══ Data block ══

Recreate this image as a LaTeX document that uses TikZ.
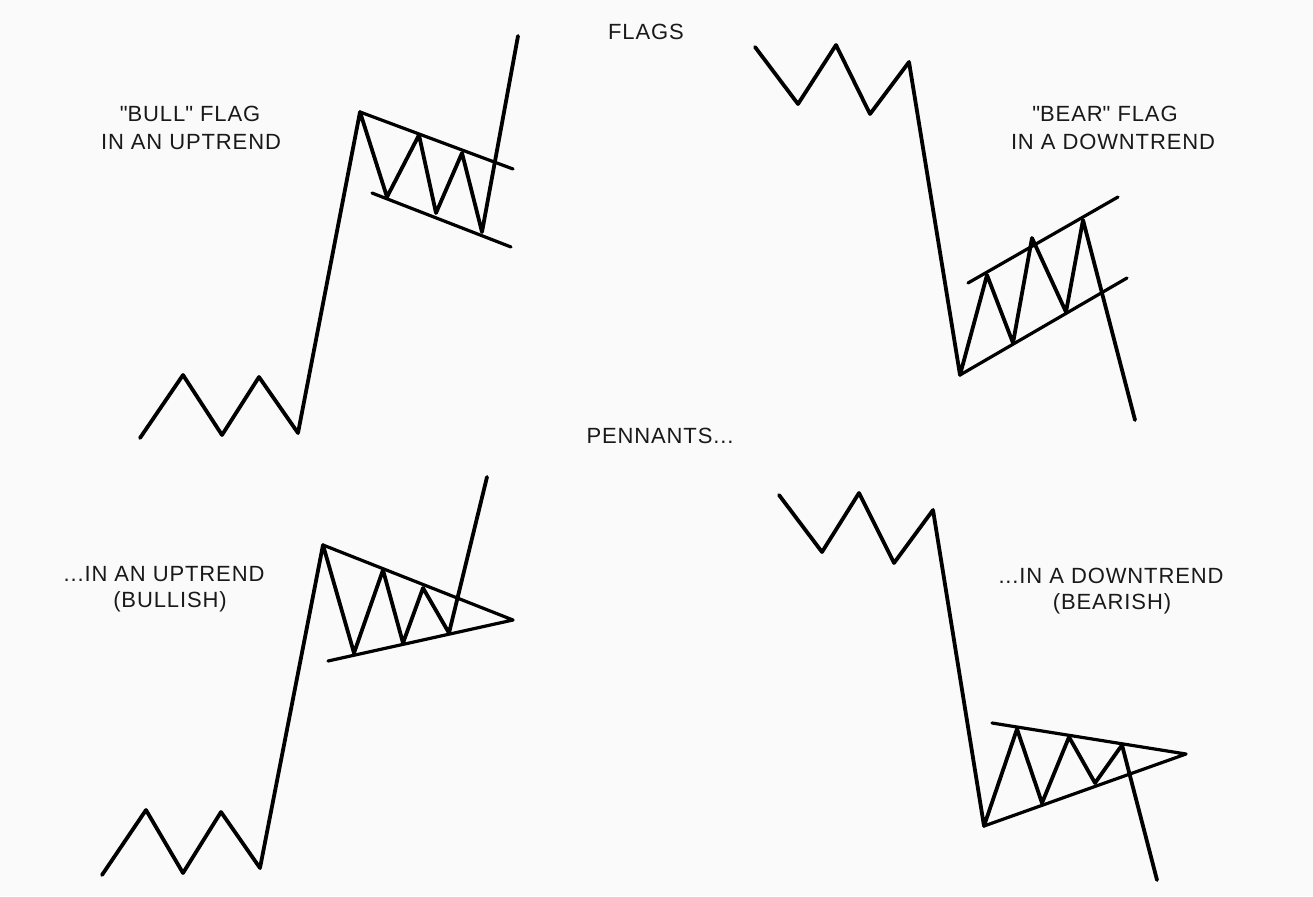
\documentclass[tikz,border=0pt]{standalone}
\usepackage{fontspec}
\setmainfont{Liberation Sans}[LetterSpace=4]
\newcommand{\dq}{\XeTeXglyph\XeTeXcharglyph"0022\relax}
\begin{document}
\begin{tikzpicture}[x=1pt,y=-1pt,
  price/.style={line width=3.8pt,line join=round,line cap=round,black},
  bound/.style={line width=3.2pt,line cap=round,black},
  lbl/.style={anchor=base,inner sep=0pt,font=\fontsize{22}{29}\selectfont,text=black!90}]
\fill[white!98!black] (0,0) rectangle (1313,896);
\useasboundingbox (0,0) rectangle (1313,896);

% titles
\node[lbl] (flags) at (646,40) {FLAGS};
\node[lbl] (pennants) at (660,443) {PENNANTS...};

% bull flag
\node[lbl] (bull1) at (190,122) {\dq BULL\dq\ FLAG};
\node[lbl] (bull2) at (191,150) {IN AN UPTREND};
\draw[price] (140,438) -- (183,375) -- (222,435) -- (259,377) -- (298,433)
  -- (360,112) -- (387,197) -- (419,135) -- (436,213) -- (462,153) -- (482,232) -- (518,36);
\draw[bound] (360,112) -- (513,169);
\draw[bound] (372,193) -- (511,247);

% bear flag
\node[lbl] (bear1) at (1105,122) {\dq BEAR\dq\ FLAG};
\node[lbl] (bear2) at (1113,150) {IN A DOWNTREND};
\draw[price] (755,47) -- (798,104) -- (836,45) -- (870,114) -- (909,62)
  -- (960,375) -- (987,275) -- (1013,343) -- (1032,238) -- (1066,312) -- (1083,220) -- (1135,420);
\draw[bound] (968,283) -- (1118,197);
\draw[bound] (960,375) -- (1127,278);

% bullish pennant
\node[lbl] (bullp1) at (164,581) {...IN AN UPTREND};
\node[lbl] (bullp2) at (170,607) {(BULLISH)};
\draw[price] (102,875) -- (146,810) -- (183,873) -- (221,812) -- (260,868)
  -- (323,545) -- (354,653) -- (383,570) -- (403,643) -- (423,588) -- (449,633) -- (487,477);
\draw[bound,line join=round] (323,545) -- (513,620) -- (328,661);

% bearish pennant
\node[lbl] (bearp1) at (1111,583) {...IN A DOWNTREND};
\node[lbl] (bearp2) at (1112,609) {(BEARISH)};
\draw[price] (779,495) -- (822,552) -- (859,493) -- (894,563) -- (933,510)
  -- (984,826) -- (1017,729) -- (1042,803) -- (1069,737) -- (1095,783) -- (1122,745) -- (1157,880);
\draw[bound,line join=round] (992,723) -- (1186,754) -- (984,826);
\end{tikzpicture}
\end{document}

═══

Your objective: Go through the listing above and write it all out exactly, leaving out any picture.

Response to this task:
Recreate this image as a LaTeX document that uses TikZ.
\documentclass[tikz,border=0pt]{standalone}
\usepackage{fontspec}
\setmainfont{Liberation Sans}[LetterSpace=4]
\newcommand{\dq}{\XeTeXglyph\XeTeXcharglyph"0022\relax}
\begin{document}
\begin{tikzpicture}[x=1pt,y=-1pt,
  price/.style={line width=3.8pt,line join=round,line cap=round,black},
  bound/.style={line width=3.2pt,line cap=round,black},
  lbl/.style={anchor=base,inner sep=0pt,font=\fontsize{22}{29}\selectfont,text=black!90}]
\fill[white!98!black] (0,0) rectangle (1313,896);
\useasboundingbox (0,0) rectangle (1313,896);

% titles
\node[lbl] (flags) at (646,40) {FLAGS};
\node[lbl] (pennants) at (660,443) {PENNANTS...};

% bull flag
\node[lbl] (bull1) at (190,122) {\dq BULL\dq\ FLAG};
\node[lbl] (bull2) at (191,150) {IN AN UPTREND};
\draw[price] (140,438) -- (183,375) -- (222,435) -- (259,377) -- (298,433)
  -- (360,112) -- (387,197) -- (419,135) -- (436,213) -- (462,153) -- (482,232) -- (518,36);
\draw[bound] (360,112) -- (513,169);
\draw[bound] (372,193) -- (511,247);

% bear flag
\node[lbl] (bear1) at (1105,122) {\dq BEAR\dq\ FLAG};
\node[lbl] (bear2) at (1113,150) {IN A DOWNTREND};
\draw[price] (755,47) -- (798,104) -- (836,45) -- (870,114) -- (909,62)
  -- (960,375) -- (987,275) -- (1013,343) -- (1032,238) -- (1066,312) -- (1083,220) -- (1135,420);
\draw[bound] (968,283) -- (1118,197);
\draw[bound] (960,375) -- (1127,278);

% bullish pennant
\node[lbl] (bullp1) at (164,581) {...IN AN UPTREND};
\node[lbl] (bullp2) at (170,607) {(BULLISH)};
\draw[price] (102,875) -- (146,810) -- (183,873) -- (221,812) -- (260,868)
  -- (323,545) -- (354,653) -- (383,570) -- (403,643) -- (423,588) -- (449,633) -- (487,477);
\draw[bound,line join=round] (323,545) -- (513,620) -- (328,661);

% bearish pennant
\node[lbl] (bearp1) at (1111,583) {...IN A DOWNTREND};
\node[lbl] (bearp2) at (1112,609) {(BEARISH)};
\draw[price] (779,495) -- (822,552) -- (859,493) -- (894,563) -- (933,510)
  -- (984,826) -- (1017,729) -- (1042,803) -- (1069,737) -- (1095,783) -- (1122,745) -- (1157,880);
\draw[bound,line join=round] (992,723) -- (1186,754) -- (984,826);
\end{tikzpicture}
\end{document}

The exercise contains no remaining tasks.